MARKET UPDATE

The market’s reaction to rather less dovish FOMC comments than might have been expected, having left the possibility of two hikes this year on the table, the first not ruled out for June, took me by surprise. The DOW and S&P closed above the Plimsoll line and the NASDAQ just below it, courtesy of the larruping Twitter took. I suppose it’s fair to say that Kuroda-san’s level of inertia in keeping BOJ’S stimulus and rate policy unchanged did rattle the NIKKEI’s cage – down 3.6%, much of the fall contributed by a strong Yen.

 

The FTSE 100 didn’t like the uncertainty of the day’s news from Washington and Tokyo, in particular the latter. Guesswork of 1.2% GDP for Japan was probably held in derision with many hoping that more stimulus packages would be thrown at the problem, thanks to Abe-san refusing to reflate the economy through infrastructure projects.

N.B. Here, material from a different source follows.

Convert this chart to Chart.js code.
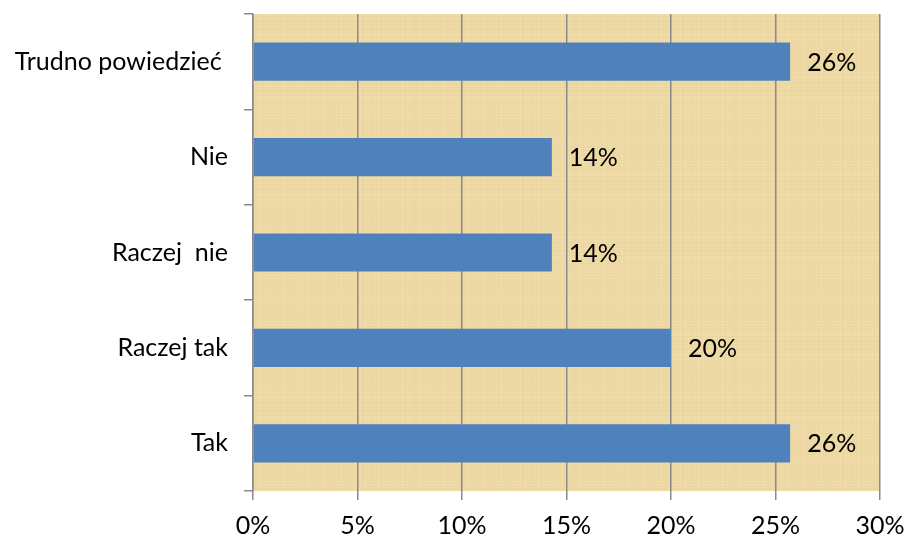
<!DOCTYPE html>
<html>
<head>
<meta charset="utf-8">
<script src="https://cdn.jsdelivr.net/npm/chart.js@4"></script>
<style>
  html, body { margin: 0; padding: 0; background: #fff; }
  #wrap { width: 907px; height: 538px; }
</style>
</head>
<body>
<div id="wrap"><canvas id="wykres" width="907" height="538"></canvas></div>
<script>
"use strict";

// kategorie od góry do dołu
const categories = ['Trudno powiedzieć ', 'Nie', 'Raczej  nie', 'Raczej tak', 'Tak'];
// procent odpowiedzi
const values = [25.7, 14.3, 14.3, 20.0, 25.7];
// etykiety osi X
const xTicks = [0, 5, 10, 15, 20, 25, 30];

const FONT = 'Lato, "Open Sans", sans-serif';
const FONT_SIZE = 25;

// papirusowe tło (prosty wzór zamiast obrazka)
function makePaper(ctx) {
    const c = document.createElement('canvas');
    c.width = 160; c.height = 160;
    const p = c.getContext('2d');
    p.fillStyle = 'rgb(238,217,164)';
    p.fillRect(0, 0, 160, 160);
    for (let i = 0; i < 160; i += 3) {
        const a = 0.06 + 0.08 * Math.abs(Math.sin(i * 0.37));
        p.fillStyle = 'rgba(255,245,215,' + a + ')';
        p.fillRect(i, 0, 1 + (i % 2), 160);
        p.fillStyle = 'rgba(205,170,100,' + (a * 0.7) + ')';
        p.fillRect(0, (i * 7) % 160, 160, 1);
    }
    return ctx.createPattern(c, 'repeat');
}

const paperBg = {
    id: 'paperBg',
    beforeDraw(chart) {
        const { ctx, chartArea: a } = chart;
        ctx.save();
        ctx.fillStyle = makePaper(ctx);
        ctx.fillRect(a.left, a.top, a.right - a.left, a.bottom - a.top);
        ctx.restore();
    }
};

// etykiety wartości obok słupków
const valueLabels = {
    id: 'valueLabels',
    afterDatasetsDraw(chart) {
        const { ctx } = chart;
        const meta = chart.getDatasetMeta(0);
        ctx.save();
        ctx.font = FONT_SIZE + 'px ' + FONT;
        ctx.fillStyle = '#000';
        ctx.textAlign = 'left';
        ctx.textBaseline = 'middle';
        meta.data.forEach((bar, i) => {
            ctx.fillText(Math.round(values[i]) + '%', bar.x + 17, bar.y + 1);
        });
        ctx.restore();
    }
};

new Chart(document.getElementById('wykres'), {
    type: 'bar',
    data: {
        labels: categories,
        datasets: [{
            data: values,
            backgroundColor: '#4F81BD',
            borderWidth: 0,
            barPercentage: 0.4,
            categoryPercentage: 1
        }]
    },
    options: {
        indexAxis: 'y',
        responsive: false,
        animation: false,
        layout: { padding: { top: 14, right: 27, left: 0, bottom: 0 } },
        plugins: {
            legend: { display: false },
            tooltip: { enabled: false }
        },
        scales: {
            x: {
                min: 0,
                max: 30,
                afterFit(scale) {
                    scale.height = 47;
                    scale.paddingLeft = 0;
                    scale.paddingRight = 0;
                },
                afterBuildTicks(scale) { scale.ticks = xTicks.map(v => ({ value: v })); },
                grid: { color: '#8a8a8a', lineWidth: 1.5, tickLength: 9 },
                border: { display: false },
                ticks: {
                    color: '#000',
                    padding: 11,
                    maxRotation: 0,
                    font: { family: FONT, size: FONT_SIZE },
                    callback: v => v + '%'
                }
            },
            y: {
                afterFit(scale) {
                    scale.width = 253;
                    scale.paddingTop = 0;
                    scale.paddingBottom = 0;
                },
                grid: { offset: true, drawOnChartArea: false, color: '#8a8a8a', lineWidth: 1.5, tickLength: 9 },
                border: { display: true, color: '#8a8a8a', width: 1.5 },
                ticks: {
                    color: '#000',
                    padding: 16,
                    font: { family: FONT, size: FONT_SIZE }
                }
            }
        }
    },
    plugins: [paperBg, valueLabels]
});
</script>
</body>
</html>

To add fuel to the fire the earnings season has been no great shakes though after hours Facebook posted a 9.9% increase in its share price, thanks to a 52% increase in revenues in the last quarter. EPS came in at 77 cents and Facebook’s stock will be split. Half an hour ago the FTSE 100 was down 90 points but it has regained some poise and is currently down 50 points at 6269 at 11.35am.

 

Mining has fared quite well (+1.5% on average) as has the oil sector down just 0.5% thanks to a strong crude oil price. Drugs were down 2%. The market was underwhelmed by Lloyds Banking Group’s results and took the stock down by 4% – now down only 1.8% to 68p – still 5p below breakeven. A profit of £2.05 billion was posted (down 6%) – Lending up 2% across key customer segments, incl: SME net lending up 5% y-on-y. On line banking numbers have increased from 11.5million to 12 million. There were no extra provisions made for PPI.  The fact that the market was poor contributed to the negative reaction to the share price. Tier One Capital came in at a generous 13%. Aggreko was unchanged as was Home Retail and Harvey Nash failed to please its acolytes – down 5%.  DOW futures are set to fall 125 points.